Unpredictability of Machine Failures
A comprehensive study by NASA showed that 82% of assets display a random failure pattern. This means that only 18% of assets display a failure pattern that is amenable to failure mode modeling. For instance, that study showed that even a simple ball bearing failure cannot be modeled using time-based strategies.
New Failure Modes Happen
In the domain of cyber intrusion detection, one of the most damaging types of attack is a zero-day attack, which is an attack vector that is not currently programmed into the existing detection rules. With critical assets, new and unanticipated failure modes cannot be modeled and can bring down aircraft, networks, and critical-to-operation assets.
Why is Amber Different?
The most significant paradigm shift in deploying Amber for failure-is-not-an-option assets is that Amber focuses on providing the most accurate measurement of asset health available.

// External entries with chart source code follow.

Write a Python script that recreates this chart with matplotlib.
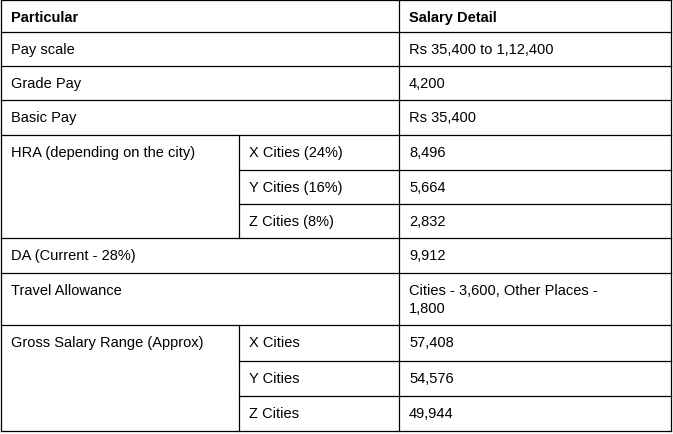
import matplotlib
matplotlib.use("Agg")
import matplotlib.pyplot as plt

W, H = 673, 435
headers = ["Particular", "Salary Detail"]
particulars = ["Pay scale", "Grade Pay", "Basic Pay", "HRA (depending on the city)",
               "DA (Current - 28%)", "Travel Allowance", "Gross Salary Range (Approx)"]
hra_sub = ["X Cities (24%)", "Y Cities (16%)", "Z Cities (8%)"]
hra_vals = ["8,496", "5,664", "2,832"]
gross_sub = ["X Cities", "Y Cities", "Z Cities"]
gross_vals = ["57,408", "54,576", "49,944"]
simple_vals = ["Rs 35,400 to 1,12,400", "4,200", "Rs 35,400"]
da_val = "9,912"
travel_val = "Cities - 3,600, Other Places -\n1,800"

x0, x1, x2, x3 = 1, 239, 399, 671
rows = [1, 33, 67, 101, 136, 171, 205, 239, 274, 326, 362, 397, 432]

plt.rcParams["font.family"] = "Liberation Sans"
fig = plt.figure(figsize=(W/100, H/100), dpi=100)
ax = fig.add_axes([0, 0, 1, 1])
ax.set_xlim(0, W); ax.set_ylim(H, 0); ax.axis("off")
lw = 0.9
def hl(y, a, b): ax.plot([a, b], [y, y], color="black", lw=lw)
def vl(x, a, b): ax.plot([x, x], [a, b], color="black", lw=lw)

for k in [0, 1, 2, 3, 4, 7, 8, 9, 12]:
    hl(rows[k], x0, x3)
for k in [5, 6, 10, 11]:
    hl(rows[k], x1, x3)
vl(x0, rows[0], rows[-1]); vl(x3, rows[0], rows[-1]); vl(x2, rows[0], rows[-1])
vl(x1, rows[4], rows[7]); vl(x1, rows[9], rows[12])

fs = 10.5
def t(x, y, s, bold=False):
    ax.text(x + 10, y + 10, s, fontsize=fs, va="top", ha="left",
            fontweight="bold" if bold else "normal", linespacing=1.35)

t(x0, rows[0], headers[0], True); t(x2, rows[0], headers[1], True)
for i in range(3):
    t(x0, rows[1+i], particulars[i]); t(x2, rows[1+i], simple_vals[i])
t(x0, rows[4], particulars[3])
for i in range(3):
    t(x1, rows[4+i], hra_sub[i]); t(x2, rows[4+i], hra_vals[i])
t(x0, rows[7], particulars[4]); t(x2, rows[7], da_val)
t(x0, rows[8], particulars[5]); t(x2, rows[8], travel_val)
t(x0, rows[9], particulars[6])
for i in range(3):
    t(x1, rows[9+i], gross_sub[i]); t(x2, rows[9+i], gross_vals[i])

fig.savefig("out.png", dpi=100)
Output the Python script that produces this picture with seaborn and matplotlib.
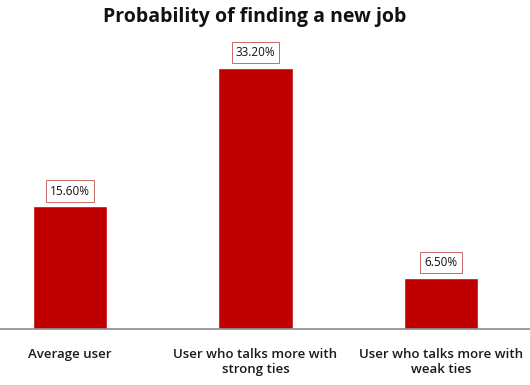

Amber provides real-time, ML-based measurements of asset health. For each sensor fusion vector posted to it, Amber responds with more than 10 machine learning-based outputs describing various health measurements for the asset. The simplest is the Amber Warning Level providing a measurement (0 = compliant, 1 = changing, 2 = critical) that can be displayed on a scorecard or dashboard and used to trigger maintenance alerts.
Amber trains its models based on compliant asset behavior. For failure-is-not-an-option assets, reliability teams usually have a large database of historical sensor telemetry, most of which is for compliant asset behavior. Let me be clear that I do not mean that the asset is “perfect” or “brand new” or anything like that. Compliant assets can have diverse maintenance histories and ages and operating environments. Compliant means “nominal” in the NASA sense that the asset is functioning within its normal, operational range of variation. There is no need with Amber to create labeled data sets for each possible failure mode. Since Amber learns the compliant behavior of each asset, any developing failure mode will start creating anomaly alerts, even if it has not been previously identified as a possible failure mode of the asset.
Amber trains very high-dimensional models of asset compliant behavior: Asset telemetry from a complex asset is (not surprisingly) complex. There are no simple statistical relations between asset telemetry values. (See our blog on statistical models). In our experience with many critical assets, it is common for Amber, during its self-training, to create hundreds of clusters in order to capture the normal variation in the asset behavior.